Bu nedenle, ıslah çabasında olanların bu durumu hiç unutmamaları, toplumsal bazda olumlu neticelere değil, olumlu hedeflere kilitlenmeleri, ıslah çabalarına hemen neticeye ulaşılacak bir kısa mesafe koşusu olarak değil, son nefese kadar sürecek bir maraton koşusu gibi bakmaları gerekmektedir.
Zaten ıslah çabalarının ulaşacağı son nokta olarak, teoride olsa bile, pratikte bir hedef bulunmamaktadır. Mesela 2.Bakara Suresi 193 ile 8.Enfal Suresi 39. ayetlerde, fitne olmayıp din yalnız Allah’ın oluncaya kadar Allah yolunda savaşılması (gıtal) emredilmektedir. Bildiğimiz kadarıyla tarih boyunca bu durum hiç gerçekleşmediği gibi, bundan sonrada muhtemelen gerçekleşmeyeceğine göre; ıslah çabaları kişilerin hayatları boyunca sürmekle kalmayıp, kişileri aşacak ve nesilden nesile aktarılacak aktarılarak kesintisiz devam edecek bir bayrak koşusuna da benzetilebilir.

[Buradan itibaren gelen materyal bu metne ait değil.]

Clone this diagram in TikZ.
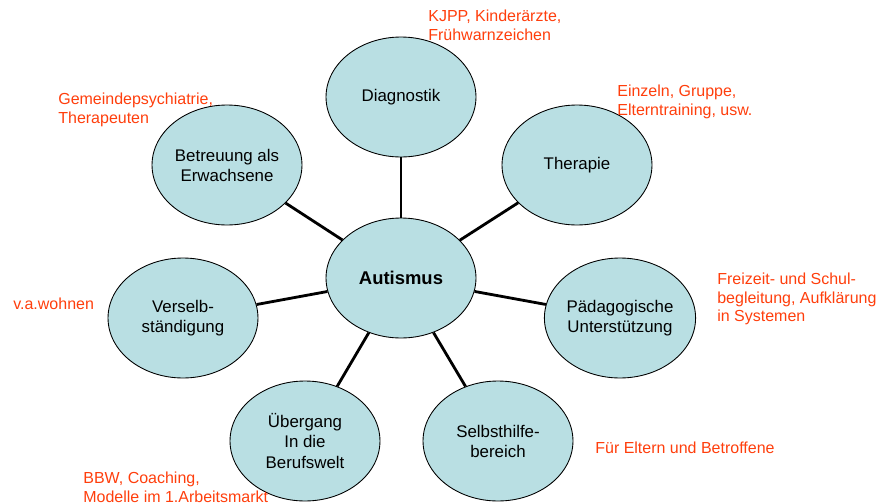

Kaldı ki, yukarıda açıkladığımız gibi, ıslah çalışmalarında arzuladığımız bir takım hedeflere ulaşsak bile, ulaşılan bu neticelerin muhafazası bile, yine ıslah çabalarını zaruri kılmaktadır. Aksi halde ulaşılan olumlu seviyeden geriye dönüş (tağyir) başlayacaktır.
Bunun en güzel misali, peygamberimiz ve ilk 2 halife döneminde ulaşılan toplumsal ıslah seviyesinin, 3. halife Osman döneminden itibaren ümmet bazında yeterli ıslah çabalarının gösterilmemesi neticesi gün geçtikçe olumsuz yönde değişmesi olup, ümmetin bu gün bulunduğu felaket derecesin de ki seviyede, 1400 yıldır gerekli ve yeterli ıslah çabalarının gösterilmeyişinin acı bir neticesidir. Dolayısıyla, ümmet bazında olumlu yönde değişim ve asgari bir ıslah seviyesine erişebilmek içinde, çok uzun vadeli ve çok ciddi ıslah çabalarının gösterilmesi elzemdir.